§ **What the exercise asks**
Leaving out every picture, quote the data below exactly as it appears.

§ **Provided material**

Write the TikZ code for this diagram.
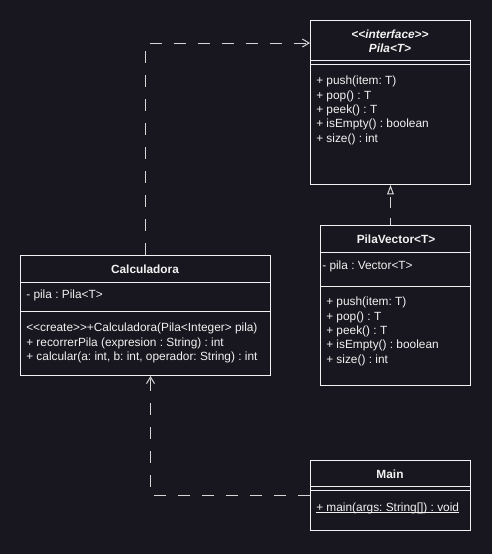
\documentclass[tikz,border=0pt]{standalone}
\usepackage{fontspec}
\setmainfont{Liberation Sans}[Ligatures=TeXOff]
\usepackage{xcolor}
\usepackage{tikz}
\usetikzlibrary{calc}
\usetikzlibrary{arrows.meta}
\definecolor{bg}{RGB}{24,22,30}
\definecolor{ink}{RGB}{242,242,242}
\definecolor{conn}{RGB}{215,215,215}
\frenchspacing
\begin{document}
\begin{tikzpicture}[x=0.75pt,y=-0.75pt,
	classbox/.style={draw=ink,line width=0.75pt,inner sep=0pt,anchor=north west},
	sep/.style={draw=ink,line width=0.75pt},
	txt/.style={text=ink,inner sep=0pt,font=\fontsize{8.9}{10.8}\selectfont},
	members/.style={txt,anchor=west,align=left},
	title/.style={txt,font=\fontsize{8.9}{10.8}\selectfont\bfseries},
	dep/.style={draw=conn,line width=0.75pt,dash pattern=on 9pt off 9pt,-{Straight Barb[length=5pt,width=6pt]}},
	real/.style={draw=conn,line width=0.75pt,dash pattern=on 8pt off 8pt,-{Triangle[open,length=7pt,width=5pt]}}]
	\fill[bg] (0,0) rectangle (492,554);
	\useasboundingbox (0,0) rectangle (492,554);
	% interface
	\node[classbox,minimum width=120pt,minimum height=123pt] (pila) at (310,20) {};
	\draw[sep] (310,60)--(471,60);
	\draw[sep] (310,64)--(471,64);
	\node[title,font=\fontsize{8.9}{10.8}\selectfont\bfseries\itshape] (pilast) at (390,34) {<<interface>>};
	\node[title,font=\fontsize{8.9}{10.8}\selectfont\bfseries\itshape] (pilaname) at (390,48) {Pila<T>};
	\node[members] (pilaops) at (316,110.5) {+ push(item: T)\\+ pop() : T\\+ peek() : T\\+ isEmpty() : boolean\\+ size() : int};
	% implementacion
	\node[classbox,minimum width=112.5pt,minimum height=120pt] (pv) at (320,225) {};
	\draw[sep] (320,252)--(471,252);
	\draw[sep] (320,286)--(471,286);
	\node[title] (pvname) at (396,239) {PilaVector<T>};
	\node[members] (pvattr) at (322,266) {- pila : Vector<T>};
	\node[members] (pvops) at (326,331.5) {+ push(item: T)\\+ pop() : T\\+ peek() : T\\+ isEmpty() : boolean\\+ size() : int};
	% calculadora
	\node[classbox,minimum width=187.5pt,minimum height=90pt] (calc) at (20,255) {};
	\draw[sep] (20,282)--(270,282);
	\draw[sep] (20,311)--(270,311);
	\node[title] (calcname) at (145,269) {Calculadora};
	\node[members] (calcattr) at (26,295) {- pila : Pila<T>};
	\node[members] (calcops) at (26,343) {<<create>>+Calculadora(Pila<Integer> pila)\\+ recorrerPila (expresion : String) : int\\+ calcular(a: int, b: int, operador: String) : int};
	% main
	\node[classbox,minimum width=120pt,minimum height=52.5pt] (main) at (310,460) {};
	\draw[sep] (310,486)--(471,486);
	\draw[sep] (310,490)--(471,490);
	\node[title] (mainname) at (390,474) {Main};
	\node[members] (mainops) at (316,508) {+ main(args: String[]) : void};
	\draw[ink,line width=0.6pt] ([yshift=-1.2pt]mainops.base west)--([yshift=-1.2pt]mainops.base east);
	% relaciones
	\draw[dep] (calc.north) |- ($(pila.north west)+(0,23)$);
	\draw[real,dash phase=3pt] (pv.north -| pila.south) -- (pila.south);
	\draw[dep] (main.west) -| ($(calc.south)+(5,0)$);
\end{tikzpicture}
\end{document}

§ **Solution for this exercise**
Write the TikZ code for this diagram.
\documentclass[tikz,border=0pt]{standalone}
\usepackage{fontspec}
\setmainfont{Liberation Sans}[Ligatures=TeXOff]
\usepackage{xcolor}
\usepackage{tikz}
\usetikzlibrary{calc}
\usetikzlibrary{arrows.meta}
\definecolor{bg}{RGB}{24,22,30}
\definecolor{ink}{RGB}{242,242,242}
\definecolor{conn}{RGB}{215,215,215}
\frenchspacing
\begin{document}
\begin{tikzpicture}[x=0.75pt,y=-0.75pt,
	classbox/.style={draw=ink,line width=0.75pt,inner sep=0pt,anchor=north west},
	sep/.style={draw=ink,line width=0.75pt},
	txt/.style={text=ink,inner sep=0pt,font=\fontsize{8.9}{10.8}\selectfont},
	members/.style={txt,anchor=west,align=left},
	title/.style={txt,font=\fontsize{8.9}{10.8}\selectfont\bfseries},
	dep/.style={draw=conn,line width=0.75pt,dash pattern=on 9pt off 9pt,-{Straight Barb[length=5pt,width=6pt]}},
	real/.style={draw=conn,line width=0.75pt,dash pattern=on 8pt off 8pt,-{Triangle[open,length=7pt,width=5pt]}}]
	\fill[bg] (0,0) rectangle (492,554);
	\useasboundingbox (0,0) rectangle (492,554);
	% interface
	\node[classbox,minimum width=120pt,minimum height=123pt] (pila) at (310,20) {};
	\draw[sep] (310,60)--(471,60);
	\draw[sep] (310,64)--(471,64);
	\node[title,font=\fontsize{8.9}{10.8}\selectfont\bfseries\itshape] (pilast) at (390,34) {<<interface>>};
	\node[title,font=\fontsize{8.9}{10.8}\selectfont\bfseries\itshape] (pilaname) at (390,48) {Pila<T>};
	\node[members] (pilaops) at (316,110.5) {+ push(item: T)\\+ pop() : T\\+ peek() : T\\+ isEmpty() : boolean\\+ size() : int};
	% implementacion
	\node[classbox,minimum width=112.5pt,minimum height=120pt] (pv) at (320,225) {};
	\draw[sep] (320,252)--(471,252);
	\draw[sep] (320,286)--(471,286);
	\node[title] (pvname) at (396,239) {PilaVector<T>};
	\node[members] (pvattr) at (322,266) {- pila : Vector<T>};
	\node[members] (pvops) at (326,331.5) {+ push(item: T)\\+ pop() : T\\+ peek() : T\\+ isEmpty() : boolean\\+ size() : int};
	% calculadora
	\node[classbox,minimum width=187.5pt,minimum height=90pt] (calc) at (20,255) {};
	\draw[sep] (20,282)--(270,282);
	\draw[sep] (20,311)--(270,311);
	\node[title] (calcname) at (145,269) {Calculadora};
	\node[members] (calcattr) at (26,295) {- pila : Pila<T>};
	\node[members] (calcops) at (26,343) {<<create>>+Calculadora(Pila<Integer> pila)\\+ recorrerPila (expresion : String) : int\\+ calcular(a: int, b: int, operador: String) : int};
	% main
	\node[classbox,minimum width=120pt,minimum height=52.5pt] (main) at (310,460) {};
	\draw[sep] (310,486)--(471,486);
	\draw[sep] (310,490)--(471,490);
	\node[title] (mainname) at (390,474) {Main};
	\node[members] (mainops) at (316,508) {+ main(args: String[]) : void};
	\draw[ink,line width=0.6pt] ([yshift=-1.2pt]mainops.base west)--([yshift=-1.2pt]mainops.base east);
	% relaciones
	\draw[dep] (calc.north) |- ($(pila.north west)+(0,23)$);
	\draw[real,dash phase=3pt] (pv.north -| pila.south) -- (pila.south);
	\draw[dep] (main.west) -| ($(calc.south)+(5,0)$);
\end{tikzpicture}
\end{document}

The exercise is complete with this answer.